I'm one of the few who rather applaud party leaders who nail their theses to the party headquarters' door. At least it gives me an inkling of how their minds tick. Take the sixteen statements which Michael Howard says make up "the set of beliefs which brought me into politics". The first thing that strikes me when reading Howard's credo is that it is entirely confined to Britain. Not one statement is international in content nor even refers to men and women outside the UK. It is as if human society and individual aspiration do not exist, or at least do not matter, outside our national border.
It has often been remarked upon in relation to Michael Howard that it is puzzling that nothing of his family's history influenced his entry into politics. As it happens, I find the concept of national sovereignty somewhat curious and not only do I welcome Mr Howard's family to Britain as refugees in danger, but I also welcome economic refugees, who, after all are only following the example of Norman Tebbit's father who famously got on his bike and looked for work. In fact, looking at the surfeit of television programmes on Brits setting up home in France and Italy, and seeing the long queues at the Tunnel or for the ferries, I'm beginning to think that the Brits begin at Calais.
Perhaps the experience of John Major, and the fatal attraction of the anti-European crusade for the "flapping white coats" on his back benches, has put the Conservatives off Europe for a generation. If so, it will be a huge error. Britain can no more opt out of "Europe" than the Isle of Wight can opt out of the United Kingdom. The oft heard phrase "going into Europe" is a Freudian slip of the tongue that gives the game away. The question is what Britain wants to make of the geographic accident of being part of Europe.

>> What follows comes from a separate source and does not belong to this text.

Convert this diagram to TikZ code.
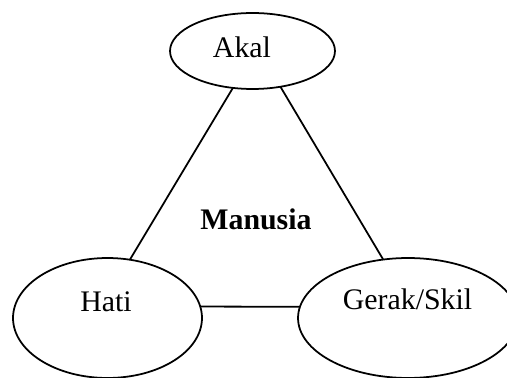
\documentclass[tikz,border=0pt]{standalone}
\usepackage{fontspec}
\setmainfont{Liberation Serif}
\usetikzlibrary{shapes}

\begin{document}
\begin{tikzpicture}[x=0.02cm, y=-0.02cm, line width=1pt,
    bubble/.style={ellipse, draw, inner sep=0, outer sep=0},
    word/.style={font=\fontsize{17}{20}\selectfont}]
      \clip (0,0) rectangle (507,378);

      \node [bubble, minimum width=3.3cm, minimum height=1.52cm,
        label={[word, xshift=-0.21cm, yshift=0.084cm]center:Akal}] (akal) at (252.5,51) {};
      \node [bubble, minimum width=3.78cm, minimum height=2.4cm,
        label={[word, xshift=-0.03cm, yshift=0.32cm]center:Hati}] (hati) at (107.5,318) {};
      \node [bubble, minimum width=4.4cm, minimum height=2.4cm,
        label={[word, xshift=-0.01cm, yshift=0.384cm]center:Gerak/Skil}] (gerak) at (408,318) {};

      \node [word, anchor=base, font=\fontsize{17}{20}\selectfont\bfseries] (manusia) at (256,230) {Manusia};

      \draw (akal.242)--(hati.69);
      \draw (akal.308)--(gerak.113);
      \draw (hati.7)--(gerak.174);
    \end{tikzpicture}
\end{document}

The foundations of the European Union were all put in place by Conservatives. Robert Schumann and Konrad Adenauer both came from the Christian democrat tradition in France and Germany respectively. It was Edward Heath who finally negotiated Britain's entry into the European Community and, wonder of wonder of wonders, it was Margaret Thatcher's Government that pushed through the Single European Act in 1986.
Conservative leaders from Mrs Thatcher onwards seem to believe that there are votes in distancing the party from European unity. I don't believe it. The British electorate may well have a gut reaction against foreigners and may well be whipped up into frenzy by nonsenses emerging from Brussels - or, more often, by invented nonsenses - but that it is a very different thing to voting against reality. Take Harold Wilson's referendum on staying in the EC in June 1975. The opinion polls showed around two thirds of the electorate against, but 64% voted in favour.
The current anti-European bogey for the Conservatives is the euro. But at the end of the day a currency is a commodity and it is odd to make it into a national totem. In my lifetime we have seen the disappearance of the guinea, the crown, the florin, the shilling and the farthing without any huge disaster falling on us.
The Conservatives also oppose the euro because the concept of a rigid single currency across a continent is dangerous. But again reality does not match the fear. Even within the United Kingdom there are considerable local differences in the value of the pound. For instance, your and my pound buys far more housing in Leeds than it does in London. A quarter of a million in Hampstead will get you a one bedroom flat but in Bramley it buys you a mansion.
The Conservatives problem with Europe is the placing of economic issues as the over-riding priority. The rationalisation of VAT across the EU may or may not be justifiable. It's an important question, of course, and one to debate and discuss, but it is not a matter of survival.
If you were to ask the fans at Elland Road what their target was for Leeds United it would no doubt be to "get into Europe". The Champions' League is now the key measure of success. Similarly if you were to ask those with an interest in music or art for their favourite composers or artists, you might well be told Elgar and Turner, but you would also hear Mozart and Beethoven, or Renoir and Van Gogh mentioned. As individuals it is more and more a European canvass that we operate on, and the no frills airlines recognise it far more than do the Conservative party leaders.
When it does come down to survival then national borders are of no use. International terrorism is footloose and we need increasing supranational organisations to combat it. War in Europe today is between micro states with no federal level to hold the ring. The collapse of Yugoslavia led to the disasters of Bosnia and of Kosovo, whereas the move to European unity began in the 1950s fired by the horrors of three wars between France and Germany within seventy years and a determination to ensure peace through the integration of states and the pooling of sovereignty. In that aim it has been a huge success.
The question for Michael Howard today is whether Britain is going to be with those forming the wider European Union or with those belatedly forced to conform to it.